Use Case: The Regulated Organization Drowning in Evidence Requests

A regulated enterprise has strong intent, but weak execution. Teams pass audits through heroics. Evidence is gathered manually from disparate systems, then rebuilt each cycle. Engineers treat compliance as an interrupt because it arrives as a surprise project.

With a mature delivery platform, evidence is produced by default through standardized pipelines and environment provisioning. Approvals are captured in workflow. Artifact provenance is consistent. Auditors get repeatable answers. Engineering gets time back because “prove it” stops being a fire drill.

Actionable Takeaways

  • Assign an owner for the platform delivery model with real authority over standards, interfaces, and experience.
  • Convert the platform backlog from request fulfillment to capability delivery, then delete workflows that require tickets.
  • Publish a small set of contracts for shipping and running services, and enforce them through the pipeline.
  • Design self-service with guardrails, then measure where teams drop out and why.
  • Time-box exceptions and make the renewal decision visible to leadership, not buried in team-to-team negotiations.
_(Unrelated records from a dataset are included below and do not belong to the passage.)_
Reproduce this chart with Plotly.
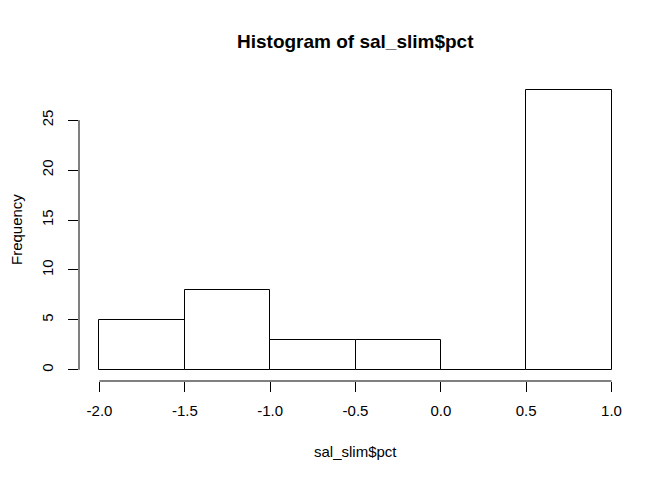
import plotly.graph_objects as go

# histogram of sal_slim$pct (R base graphics style)
bin_edges = [-2.0, -1.5, -1.0, -0.5, 0.0, 0.5, 1.0]
counts = [5, 8, 3, 3, 0, 28]
x_ticks = [-2.0, -1.5, -1.0, -0.5, 0.0, 0.5, 1.0]
x_labels = ["-2.0", "-1.5", "-1.0", "-0.5", "0.0", "0.5", "1.0"]
y_ticks = [0, 5, 10, 15, 20, 25]

mids = [(a + b) / 2 for a, b in zip(bin_edges[:-1], bin_edges[1:])]
widths = [b - a for a, b in zip(bin_edges[:-1], bin_edges[1:])]

font = "Liberation Sans, Arial, sans-serif"

fig = go.Figure()
fig.add_trace(go.Bar(
    x=mids, y=counts, width=widths,
    marker=dict(color="white", line=dict(color="black", width=1)),
    hoverinfo="x+y",
))

# R-style extended ranges (4% each side)
xr = [bin_edges[0] - 0.04 * (bin_edges[-1] - bin_edges[0]),
      bin_edges[-1] + 0.04 * (bin_edges[-1] - bin_edges[0])]
ymax = max(counts)
yr = [-0.04 * ymax, ymax * 1.04]

# page body adds ~8px offset, margins compensate
fig.update_layout(
    width=672, height=480,
    margin=dict(l=71, r=48, t=71, b=107),
    paper_bgcolor="white", plot_bgcolor="white",
    showlegend=False, bargap=0,
    font=dict(family=font, size=15, color="black"),
    xaxis=dict(range=xr, tickvals=x_ticks, ticktext=x_labels, ticks="outside",
               ticklen=10, tickcolor="black", showgrid=False, zeroline=False,
               showline=False, ticklabelstandoff=6, automargin=False),
    yaxis=dict(range=yr, tickvals=y_ticks, ticks="outside", ticklen=10,
               tickcolor="black", tickangle=-90, showgrid=False, zeroline=False,
               showline=False, ticklabelstandoff=9, automargin=False),
    shapes=[
        dict(type="line", xref="x", yref="paper", x0=x_ticks[0], x1=x_ticks[-1],
             y0=0, y1=0, line=dict(color="black", width=1)),
        dict(type="line", xref="paper", yref="y", x0=0, x1=0,
             y0=y_ticks[0], y1=y_ticks[-1], line=dict(color="black", width=1)),
    ],
    annotations=[
        dict(text="<b>Histogram of sal_slim$pct</b>", x=0.5, y=1, xref="paper",
             yref="paper", yanchor="middle", yshift=38, showarrow=False,
             font=dict(size=19)),
        dict(text="sal_slim$pct", x=0.5, y=0, xref="paper", yref="paper",
             yanchor="middle", yshift=-70, showarrow=False, font=dict(size=15)),
        dict(text="Frequency", x=0, y=0.5, xref="paper", yref="paper",
             xanchor="center", xshift=-63, textangle=-90, showarrow=False,
             font=dict(size=15)),
    ],
)

fig.write_html("out.html")
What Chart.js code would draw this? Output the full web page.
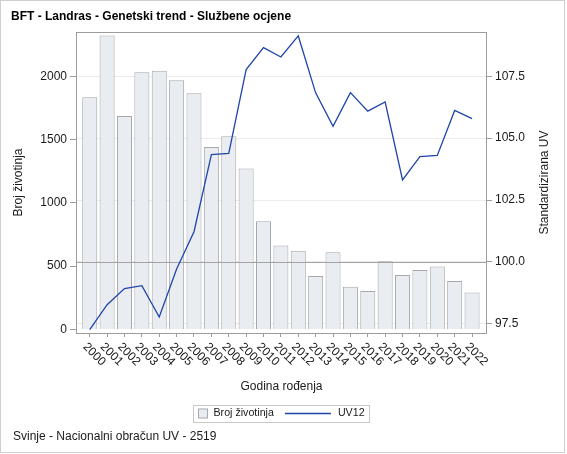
<!DOCTYPE html>
<html>
<head>
<meta charset="utf-8">
<script src="https://cdn.jsdelivr.net/npm/chart.js@4"></script>
<style>
  html, body { margin: 0; padding: 0; background: #fff; }
  #wrap { width: 567px; height: 454px; position: relative; }
</style>
</head>
<body>
<div id="wrap"><canvas id="chart"></canvas></div>
<script>
const years = ['2000', '2001', '2002', '2003', '2004', '2005', '2006', '2007', '2008', '2009', '2010',
    '2011', '2012', '2013', '2014', '2015', '2016', '2017', '2018', '2019', '2020', '2021', '2022'];
const brojZivotinja = [1836, 2325, 1688, 2033, 2046, 1970, 1867, 1443, 1528, 1272, 856,
    664, 623, 422, 611, 337, 303, 540, 430, 469, 498, 382, 292];
const uv12 = [97.26, 98.27, 98.92, 99.04, 97.77, 99.71, 101.22, 104.33, 104.38, 107.77, 108.66,
    108.28, 109.13, 106.83, 105.48, 106.84, 106.09, 106.46, 103.31, 104.25, 104.30, 106.12, 105.79];
const countTicks = [0, 500, 1000, 1500, 2000];
const uvTicks = [97.5, 100, 102.5, 105, 107.5];
const referenceValue = 100;

const FONT = "'Liberation Sans', Arial, sans-serif";
const barFill = '#e9ecf1';
const barBorder = '#a6a8ab';
const lineColor = '#1f45aa';

Chart.defaults.font.family = FONT;

// frame, reference line, rotated year labels, axis titles, legend, footnote
const extras = {
    id: 'extras',
    afterDatasetDraw(chart, args) {
        if (args.index !== 0) return;
        const ctx = chart.ctx;
        const area = chart.chartArea;
        const y = Math.round(chart.scales.y1.getPixelForValue(referenceValue)) + 0.5;
        ctx.save();
        ctx.strokeStyle = '#a3a3a3';
        ctx.lineWidth = 1;
        ctx.beginPath();
        ctx.moveTo(area.left, y);
        ctx.lineTo(area.right, y);
        ctx.stroke();
        ctx.restore();
    },
    afterDraw(chart) {
        const ctx = chart.ctx;
        const area = chart.chartArea;
        const xScale = chart.scales.x;
        ctx.save();

        // outer border
        ctx.strokeStyle = '#cfcfcf';
        ctx.lineWidth = 1;
        ctx.strokeRect(0.5, 0.5, 564, 452);

        // plot frame
        ctx.strokeStyle = '#9c9c9c';
        ctx.strokeRect(Math.round(area.left) + 0.5, Math.round(area.top) + 0.5,
            Math.round(area.right - area.left) - 1, Math.round(area.bottom - area.top));

        // year labels, rotated clockwise
        ctx.fillStyle = '#1a1a1a';
        ctx.font = '12px ' + FONT;
        ctx.textAlign = 'left';
        ctx.textBaseline = 'middle';
        years.forEach((year, i) => {
            const x = xScale.getPixelForValue(i);
            ctx.save();
            ctx.translate(x - 5, area.bottom + 12);
            ctx.rotate(Math.PI / 4);
            ctx.fillText(year, 0, 0);
            ctx.restore();
        });

        // axis titles
        const midY = (area.top + area.bottom) / 2;
        ctx.textAlign = 'center';
        ctx.fillText('Godina rođenja', (area.left + area.right) / 2, 386.5);
        ctx.save();
        ctx.translate(18.5, midY);
        ctx.rotate(-Math.PI / 2);
        ctx.fillText('Broj životinja', 0, 0);
        ctx.restore();
        ctx.save();
        ctx.translate(545, midY);
        ctx.rotate(-Math.PI / 2);
        ctx.fillText('Standardizirana UV', 0, 0);
        ctx.restore();

        // legend
        ctx.font = '10.67px ' + FONT;
        const label1 = chart.data.datasets[0].label;
        const label2 = chart.data.datasets[1].label;
        const w1 = ctx.measureText(label1).width;
        const w2 = ctx.measureText(label2).width;
        const boxW = 5 + 9 + 6 + w1 + 11 + 46 + 7 + w2 + 5;
        const bx = Math.round(281 - boxW / 2) + 0.5;
        const by = 405.5;
        const ly = 413.5;
        ctx.strokeStyle = '#c8c8c8';
        ctx.strokeRect(bx, by, Math.round(boxW), 17);
        let cx = bx + 5;
        ctx.fillStyle = barFill;
        ctx.fillRect(cx, ly - 4.5, 9, 9);
        ctx.strokeStyle = barBorder;
        ctx.strokeRect(cx, ly - 4.5, 9, 9);
        cx += 9 + 6;
        ctx.fillStyle = '#1a1a1a';
        ctx.textAlign = 'left';
        ctx.fillText(label1, cx, ly);
        cx += w1 + 11;
        ctx.strokeStyle = lineColor;
        ctx.lineWidth = 1.3;
        ctx.beginPath();
        ctx.moveTo(cx, ly);
        ctx.lineTo(cx + 46, ly);
        ctx.stroke();
        cx += 46 + 7;
        ctx.fillText(label2, cx, ly);

        // footnote
        ctx.font = '12px ' + FONT;
        ctx.fillText('Svinje - Nacionalni obračun UV - 2519', 13, 437);

        ctx.restore();
    }
};

new Chart(document.getElementById('chart'), {
    data: {
        datasets: [{
            type: 'bar',
            label: 'Broj životinja',
            data: brojZivotinja.map((v, i) => ({ x: i, y: v })),
            backgroundColor: barFill,
            borderColor: barBorder,
            borderWidth: 1,
            barPercentage: 0.865,
            categoryPercentage: 1,
            yAxisID: 'y',
            order: 2
        }, {
            type: 'line',
            label: 'UV12',
            data: uv12.map((v, i) => ({ x: i, y: v })),
            borderColor: lineColor,
            borderWidth: 1.3,
            pointRadius: 0,
            fill: false,
            tension: 0,
            yAxisID: 'y1',
            order: 1
        }]
    },
    options: {
        responsive: true,
        maintainAspectRatio: false,
        animation: false,
        layout: {
            padding: { left: 11, right: 0, top: 0, bottom: 61 }
        },
        plugins: {
            legend: { display: false },
            tooltip: { enabled: false },
            title: {
                display: true,
                text: 'BFT - Landras - Genetski trend - Službene ocjene',
                align: 'start',
                color: '#000',
                font: { size: 12, weight: 'bold' },
                padding: { top: 9.5, bottom: 8.1 }
            }
        },
        scales: {
            x: {
                type: 'linear',
                offset: false,
                min: -0.79,
                max: 22.86,
                border: { display: false },
                grid: { offset: false, drawOnChartArea: false, tickLength: 4, color: '#9c9c9c' },
                ticks: { display: false, stepSize: 1, includeBounds: false },
                afterFit(scale) { scale.height = 60; }
            },
            y: {
                position: 'left',
                min: -28.4,
                max: 2352,
                border: { display: false },
                grid: { drawOnChartArea: false, tickLength: 6, color: '#9c9c9c' },
                ticks: {
                    padding: 3,
                    color: '#1a1a1a',
                    font: { size: 12 },
                    callback: v => String(v)
                },
                afterBuildTicks(scale) { scale.ticks = countTicks.map(v => ({ value: v })); },
                afterFit(scale) { scale.width = 65; }
            },
            y1: {
                position: 'right',
                min: 97.125,
                max: 109.29,
                border: { display: false },
                grid: {
                    drawOnChartArea: true,
                    color: '#ececec',
                    tickColor: '#9c9c9c',
                    tickLength: 5
                },
                ticks: {
                    padding: 3,
                    color: '#1a1a1a',
                    font: { size: 12 },
                    callback: v => v.toFixed(1)
                },
                afterBuildTicks(scale) { scale.ticks = uvTicks.map(v => ({ value: v })); },
                afterFit(scale) { scale.width = 80; }
            }
        }
    },
    plugins: [extras]
});
</script>
</body>
</html>
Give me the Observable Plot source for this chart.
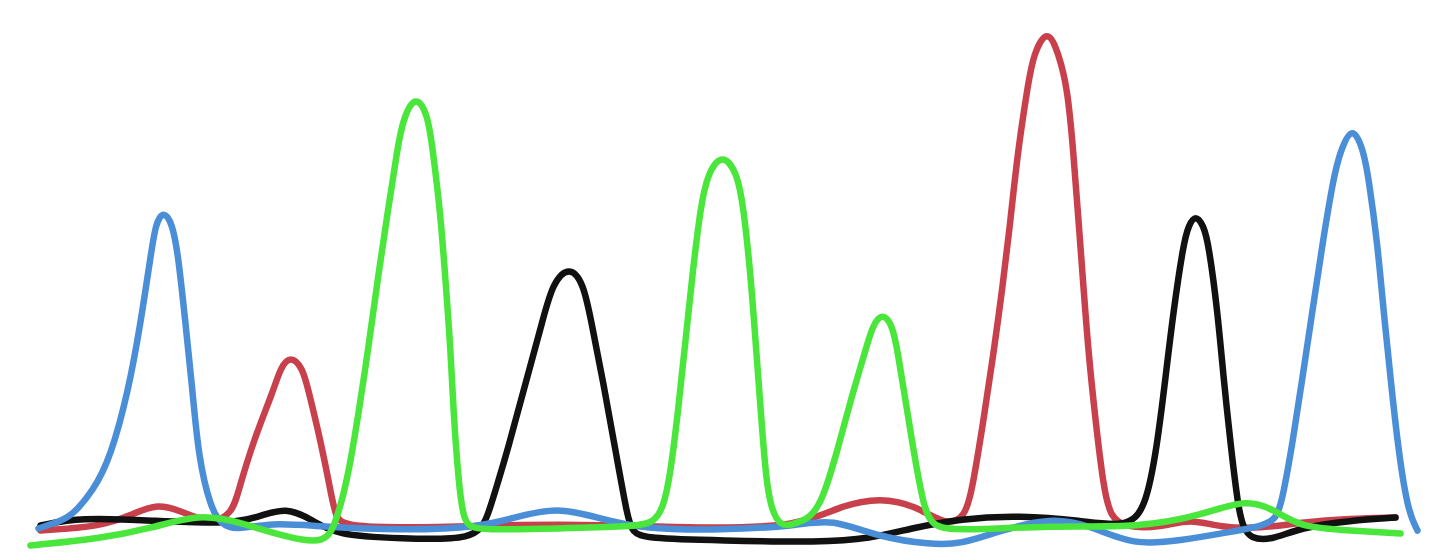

Build the Factory You Keep Pretending You Have

Organizations love to talk about product velocity while treating the software factory like a messy back room. DevOps modernization platform thinking puts that factory on the main floor. It forces clarity: who the platform serves, what “done” means, and what safety looks like without turning every release into a committee meeting.

If you want engineering velocity that holds up under stress, invest where the compounding happens. Put ownership, contracts, and paved paths on top of this blueprint, then watch how quickly “we can’t” turns into “already shipped.”